From the call centres they are breaking news to people that can be shocking or upsetting.
“No one likes to find out they are a contact,” says Chen.
But that’s not the end of it and the clock is ticking. They need to get crucial information out of the contact as quickly as possible, people they have seen, places they have been and work out their risk.
Changing the rules
“Of course, Delta has changed the rules on who to contact,” says Dr Collin Tukuitonga, associate dean Pacific at the University of Auckland, and a public health leader.
He works a day a week at the Auckland Regional Public Health Service with the team that is handling the Assembly of God church cluster, which has 320 cases.
“Delta is problematic. I have read that a case could infect between six to nine people and they could infect another six to nine.”

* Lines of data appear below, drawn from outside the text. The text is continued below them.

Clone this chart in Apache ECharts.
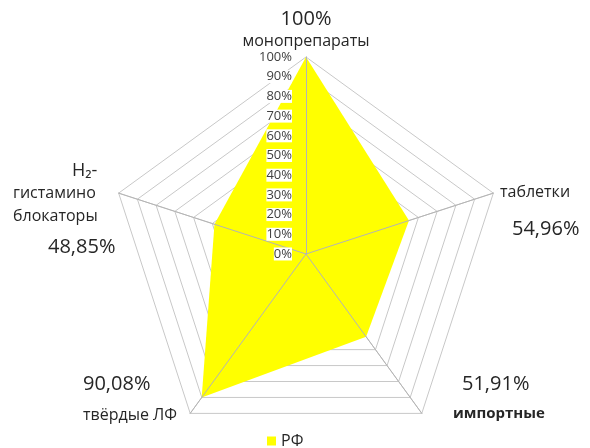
<!DOCTYPE html>
<html>
<head>
<meta charset="utf-8">
<script src="https://cdn.jsdelivr.net/npm/echarts@6/dist/echarts.min.js"></script>
<style>
  html, body { margin: 0; padding: 0; background: #fff; }
  #chart { width: 590px; height: 448px; }
</style>
</head>
<body>
<div id="chart"></div>
<script>
// radar goes counter-clockwise from the top
var categories = ['монопрепараты', 'H2-гистаминоблокаторы', 'твёрдые ЛФ', 'импортные', 'таблетки'];
var valuesRF = [100, 48.85, 90.08, 51.91, 54.96];
var tickLabels = ['0%', '10%', '20%', '30%', '40%', '50%', '60%', '70%', '80%', '90%', '100%'];
var seriesName = 'РФ';

function pct(v) {
    if (v === Math.round(v)) return v + '%';
    return v.toFixed(2).replace('.', ',') + '%';
}

var FONT = 'Open Sans';
var $each = function (arr, fn) { for (var i = 0; i < arr.length; i++) fn(arr[i], i); };

var indicators = [];
$each(categories, function (c) { indicators.push({ name: c, min: 0, max: 100 }); });

// second radar on top: spokes and tick labels over the yellow area
var overlayIndicators = [];
$each(categories, function (c, i) {
    var ind = { name: c, min: 0, max: 100 };
    if (i === 0) {
        ind.axisLabel = {
            show: true,
            color: '#404040',
            fontFamily: FONT,
            fontSize: 13,
            backgroundColor: '#fff',
            margin: 14,
            formatter: function (v) { return tickLabels[Math.round(v / 10)]; }
        };
    }
    overlayIndicators.push(ind);
});

function txt(x, y, text, size, align, bold) {
    return {
        type: 'text', x: x, y: y, z: 10,
        style: {
            text: text, fill: '#262626', font: (bold ? 'bold ' : '') + size + 'px "' + FONT + '"',
            textAlign: align, textVerticalAlign: 'middle'
        }
    };
}

var chart = echarts.init(document.getElementById('chart'));
var option = {
    animation: false,
    legend: {
        data: [seriesName],
        top: 428,
        left: 262,
        icon: 'rect',
        itemWidth: 9,
        itemHeight: 9,
        itemGap: 6,
        textStyle: { fontFamily: FONT, fontSize: 16, color: '#262626' }
    },
    radar: [
        {
            center: [306, 254],
            radius: 197,
            shape: 'polygon',
            splitNumber: 10,
            indicator: indicators,
            axisName: { show: false },
            axisLine: { lineStyle: { color: '#c8c8c8' } },
            splitLine: { lineStyle: { color: '#c8c8c8', width: 1 } },
            splitArea: { show: false },
            axisLabel: { show: false }
        },
        {
            center: [306, 254],
            radius: 197,
            shape: 'polygon',
            splitNumber: 10,
            z: 5,
            indicator: overlayIndicators,
            axisName: { show: false },
            axisLine: { lineStyle: { color: '#b4b4b4' } },
            splitLine: { show: false },
            splitArea: { show: false },
            axisLabel: { show: false }
        }
    ],
    graphic: [
        txt(306, 19, pct(valuesRF[0]), 20, 'center'),
        txt(306, 41, categories[0], 16, 'center'),
        txt(500, 192, categories[4], 16, 'left'),
        txt(512, 229, pct(valuesRF[4]), 20, 'left'),
        txt(462, 384, pct(valuesRF[3]), 20, 'left'),
        txt(453, 414, categories[3], 15, 'left', true),
        txt(83, 384, pct(valuesRF[2]), 20, 'left'),
        txt(83, 415, categories[2], 16, 'left'),
        txt(72, 171, 'H\u2082-', 18, 'left'),
        txt(13, 193, 'гистамино', 16, 'left'),
        txt(13, 216, 'блокаторы', 16, 'left'),
        txt(48, 247, pct(valuesRF[1]), 20, 'left')
    ],
    series: [
        {
            name: seriesName,
            type: 'radar',
            radarIndex: 0,
            symbol: 'none',
            itemStyle: { color: '#ffff00' },
            lineStyle: { width: 0 },
            areaStyle: { color: '#ffff00', opacity: 1 },
            data: [{ value: valuesRF, name: seriesName }]
        }
    ]
};
chart.setOption(option);
</script>
</body>
</html>
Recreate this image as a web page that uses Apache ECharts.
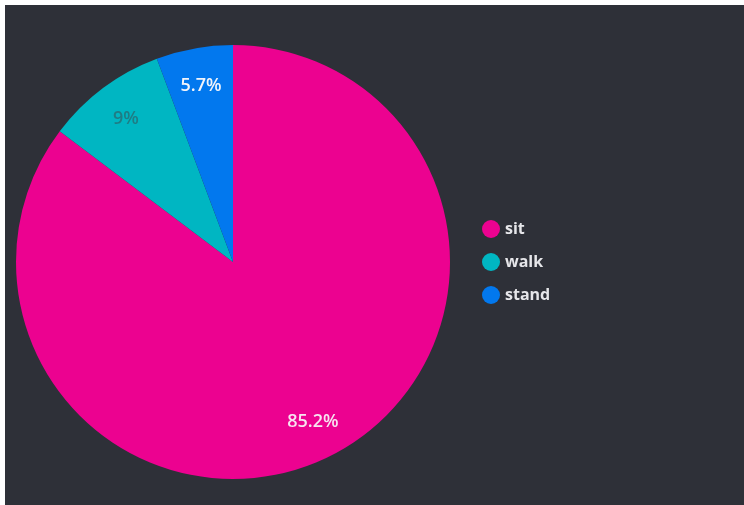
<!DOCTYPE html>
<html>
<head>
<meta charset="utf-8">
<script src="https://cdn.jsdelivr.net/npm/echarts@6/dist/echarts.min.js"></script>
<style>
  html, body { margin: 0; padding: 0; background: #ffffff; }
  #chart { position: absolute; left: 5px; top: 5px; width: 739px; height: 500px; }
</style>
</head>
<body>
<div id="chart"></div>
<script>
// Activity share (percent of time)
const categories = ['sit', 'walk', 'stand'];
const shares = [85.2, 9, 5.7];
const sliceColors = ['#ec0290', '#00b6c2', '#0278ee'];
const labelColors = ['#f7e4f0', '#1f7c84', '#f2f4fa'];

const pieData = categories.map((name, i) => ({
  name: name,
  value: shares[i],
  itemStyle: { color: sliceColors[i] },
  label: { color: labelColors[i] }
}));

const chart = echarts.init(document.getElementById('chart'), null, { renderer: 'canvas' });

const center = [228, 257];
const outer = 217;

chart.setOption({
  backgroundColor: '#2e3038',
  animation: false,
  legend: {
    orient: 'vertical',
    left: 472,
    top: 210,
    icon: 'circle',
    itemWidth: 18,
    itemHeight: 18,
    itemGap: 15,
    data: categories,
    textStyle: {
      color: '#e6e6ea',
      fontSize: 16,
      fontWeight: 'bold',
      fontFamily: 'Open Sans'
    }
  },
  series: [
    {
      // filled slices
      type: 'pie',
      center: center,
      radius: [0, outer],
      startAngle: 90,
      clockwise: true,
      label: { show: false },
      labelLine: { show: false },
      emphasis: { disabled: true },
      data: pieData
    },
    {
      // transparent ring that carries the percentage labels near the rim
      type: 'pie',
      center: center,
      radius: [Math.round(outer * 0.62), outer],
      startAngle: 90,
      clockwise: true,
      silent: true,
      itemStyle: { color: 'rgba(0,0,0,0)', borderWidth: 0 },
      label: {
        show: true,
        position: 'inside',
        formatter: '{c}%',
        fontSize: 18,
        fontWeight: 600,
        fontFamily: 'Open Sans'
      },
      labelLine: { show: false },
      emphasis: { disabled: true },
      data: pieData.map(d => ({
        name: d.name,
        value: d.value,
        itemStyle: { color: 'rgba(0,0,0,0)' },
        label: d.label
      }))
    }
  ]
});
</script>
</body>
</html>
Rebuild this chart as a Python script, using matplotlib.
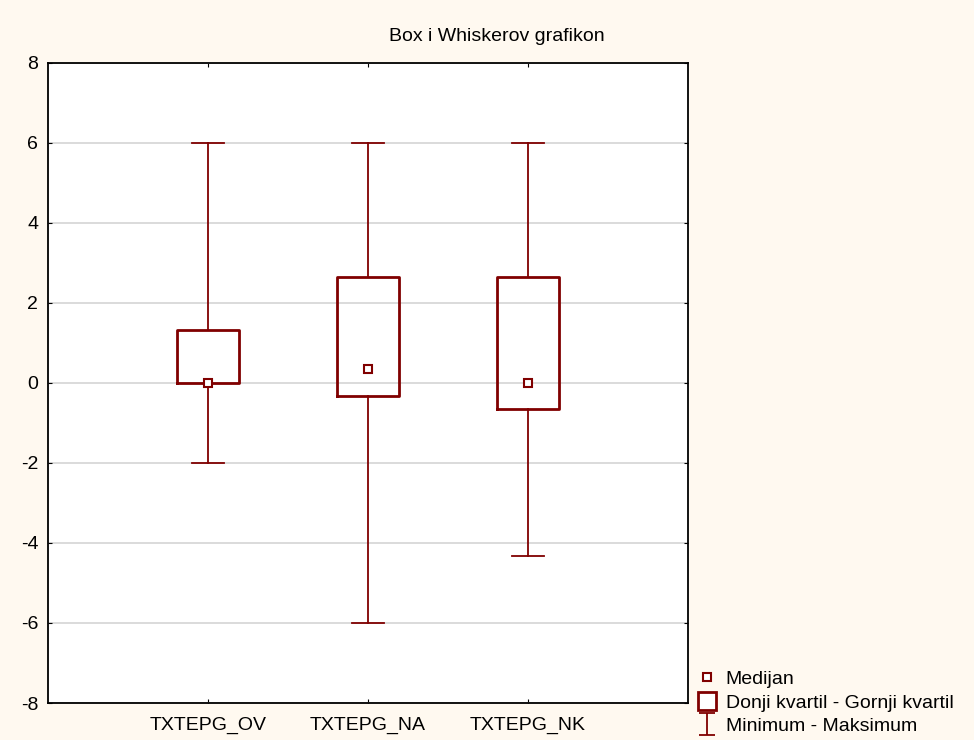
import matplotlib
matplotlib.use("Agg")
import matplotlib.pyplot as plt
from matplotlib.lines import Line2D
from matplotlib.path import Path

plt.rcParams['font.family'] = ['Liberation Sans', 'DejaVu Sans']
plt.rcParams['axes.unicode_minus'] = False

# Box-whisker stats
labels = ["TXTEPG_OV", "TXTEPG_NA", "TXTEPG_NK"]
medians = [0.0, 0.35, 0.0]
q1 = [0.0, -0.32, -0.65]
q3 = [1.32, 2.65, 2.65]
mins = [-2.0, -6.0, -4.33]
maxs = [6.0, 6.0, 6.0]

red = "#800000"
bg = "#FFF9F0"

fig = plt.figure(figsize=(9.74, 7.4), dpi=100, facecolor=bg)
ax = fig.add_axes([0.0493, 0.05, 0.657, 0.865])
ax.set_facecolor("white")

stats = []
for i in range(len(labels)):
    stats.append(dict(med=medians[i], q1=q1[i], q3=q3[i],
                      whislo=mins[i], whishi=maxs[i], label=labels[i]))

pos = [1, 2, 3]
ax.bxp(stats, positions=pos, widths=0.39, capwidths=0.2, showfliers=False,
       boxprops=dict(color=red, linewidth=2),
       whiskerprops=dict(color=red, linewidth=1.3),
       capprops=dict(color=red, linewidth=1.3),
       medianprops=dict(linewidth=0), zorder=3)
ax.plot(pos, medians, 's', ms=6, mfc="white", mec=red, mew=1.5, zorder=4)

ax.set_xlim(0, 4)
ax.set_ylim(-8, 8)
ax.set_yticks(range(-8, 9, 2))
ax.set_xticks(pos)
ax.set_xticklabels(labels)
ax.yaxis.grid(True, color="#d8d8d8", linewidth=1.3)
ax.set_axisbelow(True)
ax.tick_params(direction="in", length=3, labelsize=14, top=True, right=True)
ax.tick_params(axis="y", pad=7)
ax.tick_params(axis="x", pad=10)
for s in ax.spines.values():
    s.set_linewidth(1.3)

fig.text(0.51, 0.951, "Box i Whiskerov grafikon", ha="center", va="center", fontsize=14)

# I-shaped marker for the min-max legend entry
ibar = Path([(-0.7, 1), (0.7, 1), (0, 1), (0, -1), (-0.7, -1), (0.7, -1)],
            [Path.MOVETO, Path.LINETO, Path.MOVETO, Path.LINETO, Path.MOVETO, Path.LINETO])
handles = [
    Line2D([], [], ls="none", marker="s", ms=5.5, mfc="white", mec=red, mew=1.5),
    Line2D([], [], ls="none", marker="s", ms=13, mfc="white", mec=red, mew=2),
    Line2D([], [], ls="none", marker=ibar, ms=16, mec=red, mew=1.3),
]
fig.legend(handles, ["Medijan", "Donji kvartil - Gornji kvartil", "Minimum - Maksimum"],
           loc="lower left", bbox_to_anchor=(0.698, -0.017), frameon=False,
           fontsize=14, handlelength=1.0, handletextpad=0.45, labelspacing=0.3)

fig.savefig("out.png", facecolor=bg)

But this is no police interrogation and if the contact refuses to talk, or they lie, it gets tricky.
“One problem is you ring Joe Bloggs and there’s no reply. You ring again and someone requires convincing to get to the QR code.
“It’s a bit of detective work and a lot of human relations,” says Tukuitonga. And because it is more complicated, explanations need to be repeated and repeated.
Chen explains that typically the contact tracer does four sets of interviews with the contact. The first call is a combination of questions about where the contact has been as well as checking on their wellbeing and that they have isolated.
The scripts for the contact tracer vary depending on whether the person is a close or casual contact.
“From all of these interviews they build locations of interest which go on the Ministry of Health website.”
Households or other locations of interest may not go on the website because all the contacts have already been identified.
Then there’s the detective work. Special investigators are employed to try to piece together a journey, to identify and track down any high risk people in the community.
Privacy and speed
Chen says in the past tracers have used credit card transaction data and CCTV footage. But they are slower and time intensive.
The gold standard, says Chen, was to find 80 percent of contacts within three days.
The contact tracer has the phone number, name, date of birth, address, NHI record, possibly their ethnicity and possibly they can see if they have significant health issues which may need to be followed up.
Questions are carefully scripted, says Chen, and there are strict rules about what they are allowed to tell the contact and what they are allowed to get from the contact.
The Privacy Commissioner, John Edwards points to section 92ZZG of the Health Act that says a contact tracer must not disclose the identity of the positive case to the contact.
Contacts who refuse to give information face a fine of $2000.
Edwards says people’s fears about the government sucking up their personal information from tests or from their QR apps are misguided.
His office contributed to the design of a special Ministry of Health data base which keeps the information. He says the rules, informed by the Health and Privacy Acts, say the data is there for one purpose, the pandemic.
Using robots
Chen says the human-led process of contact tracing come with costs. People make mistakes.
“There’s an argument that if an outbreak was out of control and put pressure on contact tracer capabilities it should be more automated.
“The World Health Organisation says that at a certain point you stop contact tracing and help people who are sick.”
That happened in the UK in April and May last year when contact tracing was stopped and people were deployed into caring for sick people.
“We are well away from that situation in New Zealand,” says Chen.